Sorry I cant provide the manifest, hope above info helps.

derekbit commented 2 years ago

@jwenjian Thanks for your information. I'm still unable to reproduce it. But, this looks related to the application pod's securityContext or SELinux stuff rather than the settings of Longhorn.

My current thought is that if something wrong with the SELinux context or SELinux context is missing while starting the application pod, so recursive SELinux relabeling is triggered.

jwenjian commented 2 years ago

Hi, further information: setting SELinux mode to permissive can still re-produce this issue, only setting SELinux mode to disabled can fix

Any hints on this topic to debug? more vms having this issue now in our env...

jwenjian commented 2 years ago

This workload also have a init container which mount the same Longhorn volume

Noticed that, the ctime of the file already changed in init container, it's just a busybox image.

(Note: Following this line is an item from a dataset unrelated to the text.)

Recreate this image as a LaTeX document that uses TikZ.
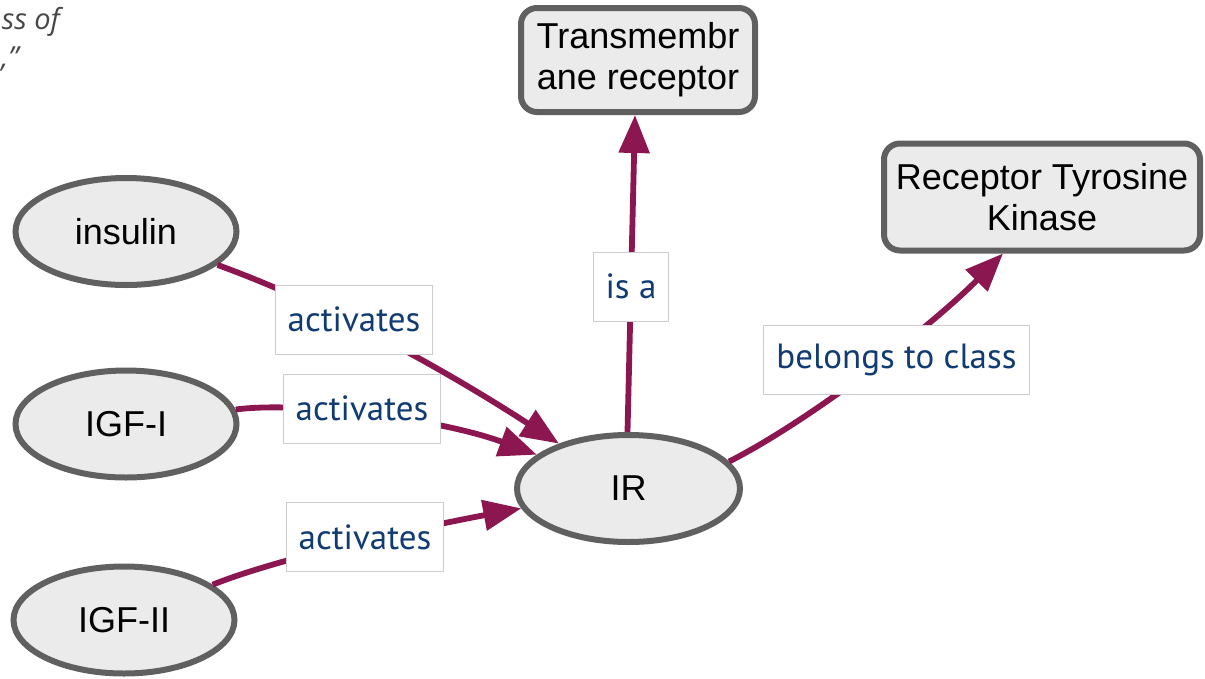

derekbit commented 2 years ago

@jwenjian I cannot reproduce this issue on my side. I would suggest you provide a simple setup/configuration and pod/volume manifests for helping us identifying the issue.

BTW, I notice your host is Redhat 8.4. Does it also happen on other OS such as ubuntu?

jwenjian commented 2 years ago

After further investigation, it's more like caused by RKE2 / containerd working with SELinux enabled, see https://github.com/containerd/containerd/discussions/7178 for further discussion, thanks for your support.